I gave a short presentation to our local museums and galleries service. I had fun exploring how data science could transform their work. We spoke through a few ideas including training ML models to transcribe handwritten records – particularly those of a single author. There are so many log books, diaries, journals etc which are ripe for study but the time / cost of manual transcription, even using volunteers means that most will never go through the process of transcription to text, to generating data including how entity extraction could be used to link references across items. This seems like an area ripe for innovation.

What is clear is that the constrained funding in the public sector is likely to hamper experimentation:  e.g.there is no budget for short term internships which means that demonstrating the value of innovative application of data science is all but impossible, and without that the ability to bid for bigger funding based on small demonstrators is curtailed.

Open Data

I also had a very positive conversation about moving open data on in Scotland, using the seven cities work to demonstrate good practice.


I took part in an industry feedback session for a new Graduate Apprenticeship in Data Science at RGU. This is an exciting new development and the course is well designed.
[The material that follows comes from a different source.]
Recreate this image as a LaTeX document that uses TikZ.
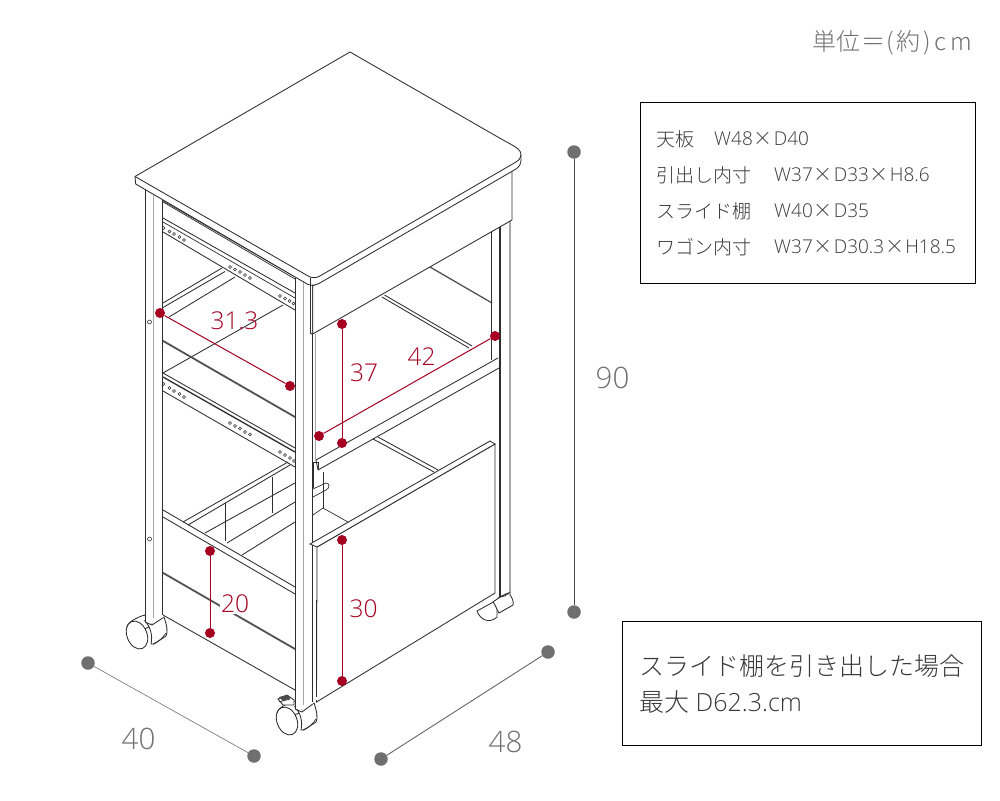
\documentclass[tikz,border=0pt]{standalone}
\usepackage{fontspec}
\setmainfont{Open Sans Light}
\newfontfamily\cjk{Noto Sans CJK JP Light}
\definecolor{dimred}{HTML}{A50021}
\definecolor{dimgray}{HTML}{6F6F6F}
\definecolor{txtgray}{HTML}{707070}
\definecolor{txtdark}{HTML}{383838}
\definecolor{ink}{HTML}{2E2E2E}
\tikzset{
 ln/.style={draw=ink,line width=0.85pt},
 thin ln/.style={draw=ink,line width=0.7pt},
 shade ln/.style={draw=black!35,line width=1.5pt},
 heavy ln/.style={draw=black!68,line width=1.8pt},
 hole/.style={circle,draw=ink,fill=white,line width=0.6pt,inner sep=0pt,minimum size=3.6pt},
 reddot/.style={circle,fill=dimred,inner sep=0pt,minimum size=10pt},
 redline/.style={draw=dimred,line width=1pt},
 redlab/.style={text=dimred,font=\fontsize{24.5}{25}\selectfont,inner sep=1pt},
 graydot/.style={circle,fill=dimgray,inner sep=0pt,minimum size=13.5pt},
 grayline/.style={draw=black!50,line width=0.7pt},
 graylab/.style={text=txtgray,font=\fontsize{29.5}{30}\selectfont,inner sep=0pt},
 infobox/.style={draw=black,line width=0.8pt,fill=white},
 infotxt/.style={text=txtdark,font=\fontsize{19}{19}\selectfont,anchor=west,inner sep=0pt},
 bigtxt/.style={text=txtdark,font=\fontsize{25}{25}\selectfont,anchor=west,inner sep=0pt},
}
\newcommand{\wheelpart}[2]{%
 \begin{scope}[shift={(#1,#2)}]
  \draw[ln,fill=white] (-18,5) .. controls (-19,0) and (-8,-6) .. (0,-8) -- (4,4) -- (-14,12) -- cycle;
  \draw[ln,fill=white] (-8,12) ellipse [x radius=10,y radius=14.5,rotate=22];
  \draw[ln,fill=white] (0,-2) .. controls (5,3) and (8,12) .. (6,21) -- (9,21) -- (21,13)
     .. controls (23,9) and (22,3) .. (19,-6) -- (7,0) -- cycle;
  \draw[thin ln] (8,21) .. controls (13,19) and (18,15) .. (21,10);
 \end{scope}}
\begin{document}
\begin{tikzpicture}[x=1pt,y=-1pt]
\useasboundingbox (0,0) rectangle (1000,800);
\fill[white] (0,0) rectangle (1000,800);

% ---- back structure, left side
\draw[ln] (163,303) -- (222,268);
\draw[ln] (163,307.5) -- (225,271.5);
\draw[ln] (169,317) -- (235,277);
\draw[ln] (163,373) -- (283,305);
\draw[heavy ln] (158,338) -- (295,417);
% upper slide rail
\draw[thin ln] (153,195) -- (295,277);
\draw[thin ln] (163,202) -- (295,279);
\draw[ln] (163,218) -- (295,293);
\draw[thin ln] (163,222) -- (295,298);
\draw[ln] (163,232) -- (295,310);
\foreach \p [count=\i] in {(163.5,228),(169.5,231.5),(174,234),(179.5,237),(184,240),
 (230,267),(235,269.5),(240,272),(245,275),(250,278),
 (280,296),(285,298.5),(289.5,301),(293.5,303.5)}
  \node[hole,minimum size=3pt] (ua\i) at \p {};
% lower slide rail
\draw[ln] (163,373) -- (295,448);
\draw[line width=1.3pt,draw=ink] (163,377) -- (295,452);
\draw[ln] (163,391) -- (295,467);
\foreach \p [count=\i] in {(163.5,384),(169.5,388),(174,391),(179.5,394),(184,397),
 (230,423),(235,426),(240,428.5),(245,432),(250,434.5),
 (280,452),(285,455),(290,458),(294,461)}
  \node[hole,minimum size=3pt] (la\i) at \p {};
% wagon interior
\draw[ln] (183,522) -- (288,462);
\draw[ln] (188,525) -- (290,465);
\draw[ln] (205,533) -- (295,483);
\draw[ln] (227,543) -- (295,502);
\draw[ln] (242,555) -- (295,522);
\draw[ln] (225,503) -- (225,541);
\draw[ln] (272,477) -- (272,513);
\draw[ln] (163,510) -- (295,587);
\draw[ln] (163,517) -- (295,594);
% wagon side panel
\draw[heavy ln] (158,570) -- (295,649);
\draw[ln] (163,615) -- (295,690);

% ---- wheels under legs
\wheelpart{145}{623}
\wheelpart{295}{709}
% rear right wheel
\draw[ln,fill=white] (477,611) .. controls (480,620) and (490,624) .. (497,617) -- (497,600) -- cycle;
\draw[ln,fill=white] (500,597) -- (508,593) .. controls (512,596) and (514,602) .. (513,605) -- (499,613) .. controls (497,610) and (495,604) .. (493,602) -- cycle;
\draw[thin ln] (498,598) -- (506,594);
% brake
\draw[ln,fill=white] (278,699) -- (287,695) -- (294,700) -- (294,705) -- (283,705) -- cycle;
\draw[thin ln] (279,702) -- (290,699);
\fill[black!70] (279,697) -- (287,695) -- (291,698) -- (283,701) -- cycle;

% ---- legs
\fill[white] (145,190) rectangle (162.5,623);
\draw[ln] (145,190) -- (145,622);
\draw[shade ln] (153.5,192) -- (153.5,618);
\draw[ln] (162.7,200) -- (162.7,615);
\draw[ln] (145,622) -- (152,625) -- (162.7,618);
\node[hole,minimum size=4pt,draw=ink] (ph1) at (149.5,322) {};
\node[hole,minimum size=4pt,draw=ink] (ph2) at (149.5,539) {};

\fill[white] (295,280) rectangle (312.5,709);
\draw[ln] (295,278) -- (295,709);
\draw[shade ln] (303.5,280) -- (303.5,705);
\draw[ln] (312.7,282) -- (312.7,702);
\draw[ln] (295,709) -- (302,712) -- (312.7,704);

% ---- rear right leg and back parts
\draw[ln] (384.5,295) -- (472,346);
\draw[ln] (382,297) -- (469,348);
\draw[heavy ln,line width=1.3pt] (430,267) -- (492,303);
\draw[ln] (491.5,230) -- (491.5,360);
\draw[line width=1.1pt,draw=ink] (500,224) -- (500,597);
\draw[shade ln,line width=1.2pt] (510,218) -- (510,595);
\draw[thin ln] (500,597) -- (505,596) -- (510,592);

% ---- top and apron
\draw[ln,fill=white] (312.7,286) -- (312.7,334) -- (512,220) -- (512,170) -- cycle;
\draw[ln,fill=white] (135,176.5) -- (350,52) -- (503,140)
  .. controls (518,148) and (521,150) .. (521,155) -- (521,160)
  .. controls (521,164) and (519,167) .. (516,169)
  -- (319,283.5) .. controls (316,285) and (313,286) .. (308,284.5)
  -- (135.7,184) -- cycle;
\draw[ln] (135,176.5) -- (309,276.5) .. controls (312,278) and (316,278) .. (319,276.5)
  -- (516,162) .. controls (519,160) and (521,158) .. (521,155);
\draw[thin ln] (310,277.5) -- (310,334);
\draw[ln] (310,333) -- (312.7,334.5);
\draw[shade ln,line width=1pt] (315,334) -- (315,460);

% ---- shelf
\draw[ln] (316,460) -- (498,358);
\draw[ln] (318,470) -- (499,368);
\draw[ln] (499,357) -- (499,368);
\draw[ln] (316,460) -- (318,470);
% stub behind the shelf
\draw[thin ln] (313,462) -- (318,462) -- (318,470);
\draw[thin ln] (313,488) -- (313,462);
\draw[thin ln] (323,472) -- (323,508);
\draw[thin ln] (313,489) -- (326,483) .. controls (330,483) and (330,488) .. (326,490) -- (313,497);
\draw[thin ln] (313,515) -- (323,508) -- (348,522);
% back cross of the wagon
\draw[ln] (373,439) -- (434,472);
\draw[ln] (378,437) -- (438,470);

% ---- wagon front
\draw[ln,fill=white] (317,547) -- (495,444) -- (495,593) -- (316.5,702) -- cycle;
\draw[ln,fill=white] (310,544) -- (490,441) -- (495,444) -- (317,547) -- cycle;
\draw[white,line width=1.4pt] (316.7,549) -- (316.7,700);
\draw[shade ln,line width=1.1pt] (316.7,549) -- (316.7,600);
\draw[ln] (316.7,600) -- (316.7,697);

% ---- red dimensions
\node[reddot] (a1) at (160,313) {};
\node[reddot] (a2) at (290,386) {};
\node[reddot] (b1) at (342,324) {};
\node[reddot] (b2) at (342,443) {};
\node[reddot] (c1) at (319,436) {};
\node[reddot] (c2) at (495,336) {};
\node[reddot] (d1) at (210,551) {};
\node[reddot] (d2) at (210,633) {};
\node[reddot] (e1) at (342,540) {};
\node[reddot] (e2) at (342,681) {};
\draw[redline] (a1) -- (a2);
\draw[redline] (b1) -- (b2);
\draw[redline] (c1) -- (c2);
\draw[redline] (d1) -- (d2);
\draw[redline] (e1) -- (e2);
\node[redlab] (l313) at (234.5,321) {31.3};
\node[redlab] (l37) at (364,373) {37};
\node[redlab] (l42) at (421.5,357) {42};
\node[redlab,fill=white] (l20) at (235,604) {20};
\node[redlab] (l30) at (363.5,609) {30};

% ---- gray dimensions
\node[graydot] (h1) at (574,152) {};
\node[graydot] (h2) at (574,612) {};
\node[graydot] (w1) at (88,663) {};
\node[graydot] (w2) at (254,756) {};
\node[graydot] (v1) at (548,652) {};
\node[graydot] (v2) at (381,759) {};
\draw[draw=black!70,line width=0.9pt] (h1) -- (h2);
\draw[grayline] (w1) -- (w2);
\draw[draw=black!60,line width=0.9pt] (v1) -- (v2);
\node[graylab] (l90) at (612.5,378) {90};
\node[graylab] (l40) at (138.5,739) {40};
\node[graylab] (l48) at (505.5,742) {48};

% ---- texts and boxes
\node[text=txtgray,font=\fontsize{24}{24}\selectfont,anchor=east,inner sep=0pt] (unit) at (972,43) {\cjk 単位\kern1pt＝\kern1pt(\kern3pt 約\kern3pt)\kern3pt c\kern4pt m};
\node[infobox,inner sep=0pt,anchor=north west,minimum height=181pt,text width=335pt] (box1) at (640,102) {};
\node[infotxt] (r1a) at (656,139) {\cjk 天板};
\node[infotxt] (r1b) at (714,139) {W48\kern1pt{\cjk ×}\kern1pt D40};
\node[infotxt] (r2a) at (656,175) {\cjk 引出し内寸};
\node[infotxt] (r2b) at (774,175) {W37\kern1pt{\cjk ×}\kern1pt D33\kern1pt{\cjk ×}\kern1pt H8.6};
\node[infotxt] (r3a) at (656,211) {\cjk スライド棚};
\node[infotxt] (r3b) at (774,211) {W40\kern1pt{\cjk ×}\kern1pt D35};
\node[infotxt] (r4a) at (656,247) {\cjk ワゴン内寸};
\node[infotxt] (r4b) at (774,247) {W37\kern1pt{\cjk ×}\kern1pt D30.3\kern1pt{\cjk ×}\kern1pt H18.5};
\node[infobox,inner sep=0pt,anchor=north west,minimum height=124pt,text width=359pt] (box2) at (622,621) {};
\node[bigtxt] (s1) at (639,666) {\cjk スライド棚を引き出した場合};
\node[bigtxt] (s2) at (639,702) {{\cjk 最大} D62.3.cm};
\end{tikzpicture}
\end{document}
One of the big challenges I foresee will be a lack of mentors in organisations who actually get Data Science and can support the student in the workplace.

Air Aberdeen

Our twentieth device came on stream – with more than a three week delay from registration to Lufdaten issuing sensor IDs. My monitoring script appeared to work and spotted that two devices went offline, and sent alerts to the hosts.

New Macbook

I took a leap and bought a new work laptop, sticking with Macbook but moving to a 15″ model and upping the processor, SDD and RAM. First impressions are positive – as you’d hope for the price(!) – but the Touchbar I could live without, and the keyboard is much noisier than the old model. The lack of ports was expected and I bought a third party port replicator for most situations, yet I’m sure to find a configuration that confounds it. Migration was a breeze, but I hadn’t expected to migrate the issues I had with Anaconda to the new machine. I still had to go through a full forced uninstall and reinstall which was a pain.


I’ve tried to steer clear of the B-word in these blog posts but it is impossible to do so fully. I’d been feeling quite agitated by it all, as are many others, I am sure. Then I heard on the PM programme on BBC Radio 4 that I am not alone. One antidote, if I can call it that, is the latest special edition of the New European featuring a 40,000 word Brexit diary from Will Self and illustrated by the always scatological Martin Rowson. Highly recommended.


Sticking with Orwell, I started reading the third of his novels in a row: The Clergyman’s Daughter. I’ve not had much time to get into it yet, so I will reserve judgement for now.